Super Low Carb Diet

Diets that recommend fewer than 70 g of carbohydrates per day are low-carbohydrate diets. If a diet recommends fewer than 20 g per day of carbohydrates, then it is a very-low-carb diet. Some dieters even elect to eat diets that contain no carbs. A belief exists among dieters that the fewer carbs you eat on a low-carbohydrate diet, the more weight you will lose. This isn’t necessarily true.

Background

In the low-carb diet book “Protein Power Lifeplan,” Drs. Michael and Mary Dan Eades explain that low-carb diets may be the way that you are evolutionarily programmed to eat. As evidence, they point to early hunter-gatherer societies that existed primarily on what they could hunt or forage. This was most likely meat and seasonally available plant foods. Grain agriculture is a relatively recent innovation in terms of human history, and it is very likely that human beings haven’t evolved to eat cultivated grains, sugar and processed foods.

Identification

Carbs contain sugars. When you eat them, they impact your blood glucose by causing it to rise.

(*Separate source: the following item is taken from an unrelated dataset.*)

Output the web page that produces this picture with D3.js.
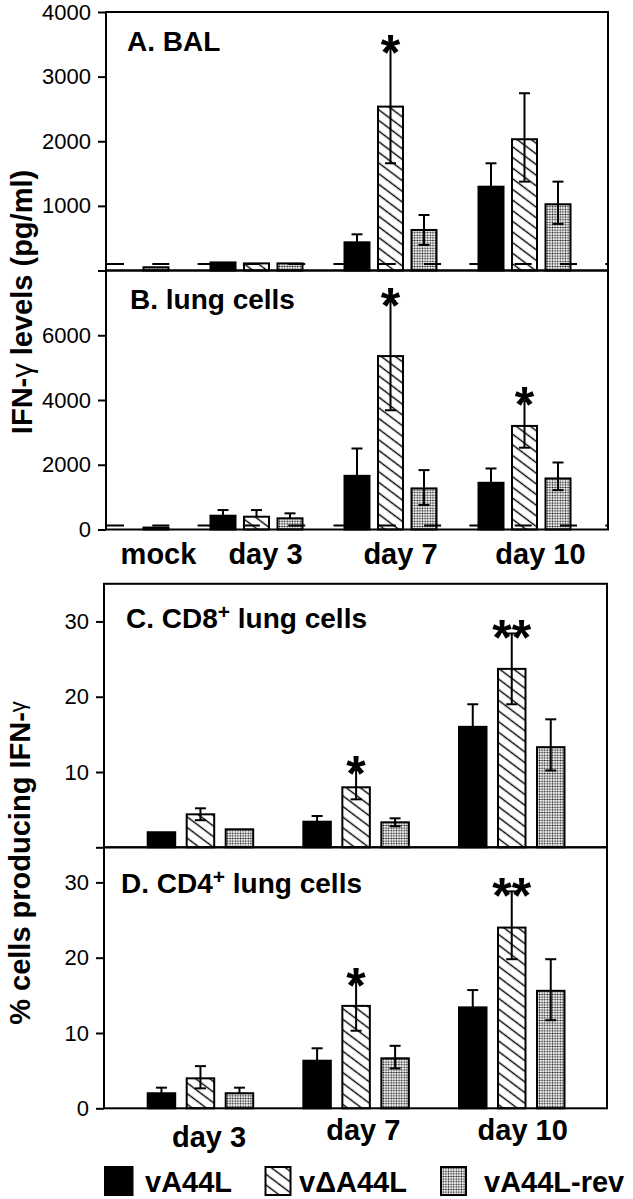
<!DOCTYPE html>
<html><head><meta charset="utf-8">
<script src="https://cdn.jsdelivr.net/npm/d3@7"></script>
<style>body{margin:0;background:#fff}svg{display:block}</style>
</head><body>
<script>
// ---------- DATA ----------
const series = ["vA44L", "vΔA44L", "vA44L-rev"];
const groupsAB = ["mock", "day 3", "day 7", "day 10"];
const groupsCD = ["day 3", "day 7", "day 10"];

// A. BAL – IFN-γ pg/ml  (rows = groups, cols = series)
const balMean  = [[null, null, 50], [125, 110, 110], [436, 2536, 627], [1297, 2031, 1025]];
const balUpper = [[null, null, null], [null, null, null], [560, 3440, 859], [1659, 2743, 1375]];
const balLower = [[null, null, null], [null, null, null], [null, 1659, 395], [null, 1375, 720]];
const balLimit = 100;

// B. lung cells – IFN-γ pg/ml
const lungMean  = [[null, null, 60], [426, 395, 345], [1658, 5356, 1269], [1443, 3199, 1577]];
const lungUpper = [[null, null, null], [601, 601, 499], [2502, 7050, 1834], [1885, 3970, 2070]];
const lungLower = [[null, null, null], [null, null, null], [null, 3683, 755], [null, 2527, 1217]];
const lungLimit = 120;

// C. CD8+ lung cells – % producing IFN-γ
const cd8Mean  = [[2.0, 4.38, 2.39], [3.4, 7.97, 3.32], [16.0, 23.7, 13.3]];
const cd8Upper = [[null, 5.18, null], [4.16, 10.3, 3.85], [19.0, 28.4, 17.0]];
const cd8Lower = [[null, 3.6, null], [null, 6.37, 2.8], [null, 19.0, 10.2]];

// D. CD4+ lung cells – % producing IFN-γ
const cd4Mean  = [[2.0, 3.98, 2.0], [6.32, 13.6, 6.64], [13.4, 24.0, 15.6]];
const cd4Upper = [[2.74, 5.6, 2.74], [7.97, 16.8, 8.3], [15.7, 28.8, 19.8]];
const cd4Lower = [[null, 2.65, null], [null, 10.3, 5.3], [null, 19.8, 11.7]];

// significance marks: [group, series index, text]
const sigA = [["day 7", 1, "*"]];
const sigB = [["day 7", 1, "*"], ["day 10", 1, "*"]];
const sigC = [["day 7", 1, "*"], ["day 10", 1, "**"]];
const sigD = [["day 7", 1, "*"], ["day 10", 1, "**"]];

const ticksA = [0, 1000, 2000, 3000, 4000], labelsA = [1000, 2000, 3000, 4000];
const ticksB = [0, 2000, 4000, 6000, 8000], labelsB = [0, 2000, 4000, 6000];
const ticksC = [0, 10, 20, 30], labelsC = [10, 20, 30];
const ticksD = [0, 10, 20, 30], labelsD = [0, 10, 20, 30];

// ---------- DRAWING ----------
const FONT = "'Liberation Sans', Arial, Helvetica, sans-serif";
const svg = d3.select("body").append("svg").attr("width", 633).attr("height", 1199)
  .style("font-family", FONT);

const defs = svg.append("defs");
const hatch = defs.append("pattern").attr("id", "hatch").attr("patternUnits", "userSpaceOnUse")
  .attr("width", 8.5).attr("height", 8.5).attr("patternTransform", "rotate(37)");
hatch.append("rect").attr("width", 8.5).attr("height", 8.5).attr("fill", "#fff");
hatch.append("line").attr("x1", 0).attr("x2", 8.5).attr("y1", 4.25).attr("y2", 4.25)
  .attr("stroke", "#000").attr("stroke-width", 1.4);
const dots = defs.append("pattern").attr("id", "dots").attr("patternUnits", "userSpaceOnUse")
  .attr("width", 2.6).attr("height", 2.6);
dots.append("rect").attr("width", 2.6).attr("height", 2.6).attr("fill", "#fff");
dots.append("circle").attr("cx", 1.3).attr("cy", 1.3).attr("r", 0.9).attr("fill", "#111");

const fills = ["#000", "url(#hatch)", "url(#dots)"];

function panel(c) {
  const g = svg.append("g");
  const y = d3.scaleLinear().domain([0, c.max]).range([c.yBot, c.yTop]);
  const gx = d3.scaleBand().domain(c.groups).range([c.gx0, c.gx0 + c.gstep * c.groups.length]).padding(0);
  const sx = d3.scaleBand().domain(series).range([0, 2 * c.slot + c.bw])
    .paddingInner((c.slot - c.bw) / c.slot).paddingOuter(0);
  const bw = sx.bandwidth();

  const bars = [];
  c.groups.forEach((grp, gi) => series.forEach((s, si) => {
    const v = c.mean[gi][si];
    if (v == null) return;
    bars.push({grp, s, si, v, up: c.upper[gi][si], lo: c.lower[gi][si]});
  }));

  g.selectAll("rect.bar").data(bars).join("rect").attr("class", "bar")
    .attr("x", d => gx(d.grp) + sx(d.s)).attr("y", d => y(d.v))
    .attr("width", bw).attr("height", d => y(0) - y(d.v))
    .attr("fill", d => fills[d.si]).attr("stroke", "#000").attr("stroke-width", 2);

  if (c.limit != null) {
    g.append("line").attr("x1", c.x0 + 1).attr("x2", c.x1 - 1)
      .attr("y1", y(c.limit)).attr("y2", y(c.limit))
      .attr("stroke", "#000").attr("stroke-width", 2).attr("stroke-dasharray", "17 28.3");
  }

  const cap = 5.5;
  const eb = g.selectAll("g.err").data(bars.filter(d => d.up != null)).join("g").attr("class", "err")
    .attr("stroke", "#000").attr("stroke-width", 2);
  eb.append("line")
    .attr("x1", d => gx(d.grp) + sx(d.s) + bw / 2).attr("x2", d => gx(d.grp) + sx(d.s) + bw / 2)
    .attr("y1", d => y(d.lo != null ? d.lo : d.v)).attr("y2", d => y(d.up));
  eb.append("line")
    .attr("x1", d => gx(d.grp) + sx(d.s) + bw / 2 - cap).attr("x2", d => gx(d.grp) + sx(d.s) + bw / 2 + cap)
    .attr("y1", d => y(d.up)).attr("y2", d => y(d.up));
  eb.filter(d => d.lo != null).append("line")
    .attr("x1", d => gx(d.grp) + sx(d.s) + bw / 2 - cap).attr("x2", d => gx(d.grp) + sx(d.s) + bw / 2 + cap)
    .attr("y1", d => y(d.lo)).attr("y2", d => y(d.lo));

  // significance asterisks
  const fs = 50;
  g.selectAll("text.sig").data(c.sig).join("text").attr("class", "sig")
    .attr("x", d => gx(d[0]) + sx(series[d[1]]) + bw / 2)
    .attr("y", d => {
      const gi = c.groups.indexOf(d[0]);
      return y(c.upper[gi][d[1]]) - 7.5 + 0.58 * fs;
    })
    .attr("text-anchor", "middle").attr("font-size", fs).attr("font-weight", "bold").text(d => d[2]);

  // frame
  g.append("rect").attr("x", c.x0).attr("y", c.yTop).attr("width", c.x1 - c.x0).attr("height", c.yBot - c.yTop)
    .attr("fill", "none").attr("stroke", "#000").attr("stroke-width", 2);

  // y axis
  const ax = g.append("g").attr("transform", `translate(${c.x0},0)`)
    .call(d3.axisLeft(y).tickValues(c.ticks).tickSize(8).tickPadding(7)
      .tickFormat(d => c.labels.includes(d) ? d : ""));
  ax.select(".domain").remove();
  ax.selectAll("line").attr("stroke-width", 2);
  ax.selectAll("text").attr("font-size", 22).attr("font-family", FONT).attr("fill", "#000");

  // title
  const t = g.append("text").attr("x", c.titleX).attr("y", c.titleY)
    .attr("font-size", 28).attr("font-weight", "bold");
  t.append("tspan").text(c.title[0]);
  if (c.title.length > 1) {
    t.append("tspan").attr("font-size", 21).attr("dy", -9).text(c.title[1]);
    t.append("tspan").attr("dy", 9).text(c.title[2]);
  }
  return {gx, sx};
}

const AB = {x0: 106, x1: 608, groups: groupsAB, gx0: 76.5, gstep: 134, slot: 33.5, bw: 25};
const CD = {x0: 104, x1: 607, groups: groupsCD, gx0: 147.7, gstep: 155.65, slot: 39, bw: 27.5};

panel({...AB, yTop: 12, yBot: 270.5, max: 4000, ticks: ticksA, labels: labelsA,
  mean: balMean, upper: balUpper, lower: balLower, limit: balLimit, sig: sigA,
  title: ["A. BAL"], titleX: 127, titleY: 51});
const pB = panel({...AB, yTop: 270.5, yBot: 529.5, max: 8000, ticks: ticksB, labels: labelsB,
  mean: lungMean, upper: lungUpper, lower: lungLower, limit: lungLimit, sig: sigB,
  title: ["B. lung cells"], titleX: 130, titleY: 309});
panel({...CD, yTop: 583.8, yBot: 847.3, max: 35, ticks: ticksC, labels: labelsC,
  mean: cd8Mean, upper: cd8Upper, lower: cd8Lower, sig: sigC,
  title: ["C. CD8", "+", " lung cells"], titleX: 126, titleY: 628});
const pD = panel({...CD, yTop: 847.3, yBot: 1108.3, max: 34.66, ticks: ticksD, labels: labelsD,
  mean: cd4Mean, upper: cd4Upper, lower: cd4Lower, sig: sigD,
  title: ["D. CD4", "+", " lung cells"], titleX: 121, titleY: 893});

// x category labels (layout nudges)
const nudgeAB = [36, 9, 10, 16], dyAB = [0, 0, 0, 0];
const nudgeCD = [8.6, 7.2, 11], dyCD = [6.7, 0, 0];
const barsSpanAB = 2 * AB.slot + AB.bw, barsSpanCD = 2 * CD.slot + CD.bw;
svg.append("g").selectAll("text").data(groupsAB).join("text")
  .attr("x", (d, i) => pB.gx(d) + barsSpanAB / 2 + nudgeAB[i]).attr("y", (d, i) => 564 + dyAB[i])
  .attr("text-anchor", "middle").attr("font-size", 29).attr("font-weight", "bold").text(d => d);
svg.append("g").selectAll("text").data(groupsCD).join("text")
  .attr("x", (d, i) => pD.gx(d) + barsSpanCD / 2 + nudgeCD[i]).attr("y", (d, i) => 1140 + dyCD[i])
  .attr("text-anchor", "middle").attr("font-size", 29).attr("font-weight", "bold").text(d => d);

// y-axis titles
const yt1 = svg.append("text").attr("transform", "translate(31.5,302) rotate(-90)")
  .attr("text-anchor", "middle").attr("font-size", 29).attr("font-weight", "bold");
yt1.append("tspan").text("IFN-");
yt1.append("tspan").attr("font-weight", "normal").text("γ");
yt1.append("tspan").text(" levels (pg/ml)");
const yt2 = svg.append("text").attr("transform", "translate(30,863) rotate(-90)")
  .attr("text-anchor", "middle").attr("font-size", 29).attr("font-weight", "bold");
yt2.append("tspan").text("% cells producing IFN-");
yt2.append("tspan").attr("font-weight", "normal").attr("font-size", 22).attr("dy", -5).text("γ");

// legend
const legendX = [105, 265.5, 441], legendTextX = [145, 299, 484];
const lg = svg.append("g").selectAll("g").data(series).join("g");
lg.append("rect").attr("x", (d, i) => legendX[i]).attr("y", 1167)
  .attr("width", (d, i) => i === 0 ? 27.5 : 25).attr("height", 28)
  .attr("fill", (d, i) => fills[i]).attr("stroke", "#000").attr("stroke-width", 2);
lg.append("text").attr("x", (d, i) => legendTextX[i]).attr("y", 1192)
  .attr("font-size", 29).attr("font-weight", "bold").text(d => d);
</script>
</body></html>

Fiber is also included in carb counts, although it has no effect on your blood glucose levels. Many low-carb diet plans allow you to subtract fiber from carb counts so that you use only the effective carbs in your carb counting. Whole grains, cereals, baked goods, sugar, syrup, dairy products, pasta, rice, potatoes, fruit and vegetables all contain carbohydrates. Many of these foods are restricted on low-carb diet plans, and most are restricted on super-low-carb diets.

Theories/Speculation

In the book, “Good Calories, Bad Calories,” Gary Taubes explains the theory behind why low-carb diets work for weight loss. According to Taubes, insulin control is the key. When dietary intake of carbs causes blood glucose levels to rise, your pancreas releases the fat storage hormone insulin. Along with controlling blood glucose levels, insulin also stores the food you eat as fat and keeps your fat cells from releasing stored body fat for use as fuel. When you control insulin by limiting carb intake, your body begins to use stored fat as its primary source of fuel.

Recommendations

Of all of the popular low-carb diets, Atkins has the highest level of carb restriction, particularly in the diet’s early stages. Atkins recommends eating 20 g of carbs or fewer per day during the first two weeks of the diet. Atkins also recommends greater levels of carb restriction if you encounter a diet plateau, claiming that eating close to zero carbs per day can help you move beyond the plateau. Other diets have less-severe restrictions of carbs. For instance, Protein Power suggests eating between 7 and 10 g of carbohydrates per meal in the diet’s early stages, while the Zone recommends eating 30 percent of your calories from carbs. No expert-designed diets suggest eating fewer than 20 g of carbs per day for a sustained period of time, although you can find such recommendations from non-experts such as dieters themselves.

Research

No research exists showing that eating daily carb levels of less than 20 g will increase weight loss. Researchers have studied Atkins-style diets, however, and concluded that the diets are effective ways to lose weight. The most recent study was a 2010 Temple University study printed in “Annals of Internal Medicine,” which compared dieters on low-carb diets to those on low-fat diets for a period of two years. The study found both types of diets equally effective. A 2007 Stanford University study published in “The Journal of the American Medical Association” compared Atkins, Zone, Ornish and LEARN Diets and concluded that Atkins was the most effective at generating weight loss. In general, Atkins diet allows fewer carbohydrates than Zone.

Considerations

The belief that eating fewer carbs than recommended on the lowest carb diet will result in greater weight loss may come from a similar line of thinking in low-calorie diets that the fewer calories you eat, the more weight you will lose. Low-carb diets work differently than reduced-calorie diets to produce weight loss. Carb restriction causes decreased insulin that results in fat burning, while calorie restriction works based on a simple equation of eating fewer calories than you burn. For best results, find a specific plan that you feel you can stick with and follow it. It’s always best to check with a doctor before embarking on a weight loss program.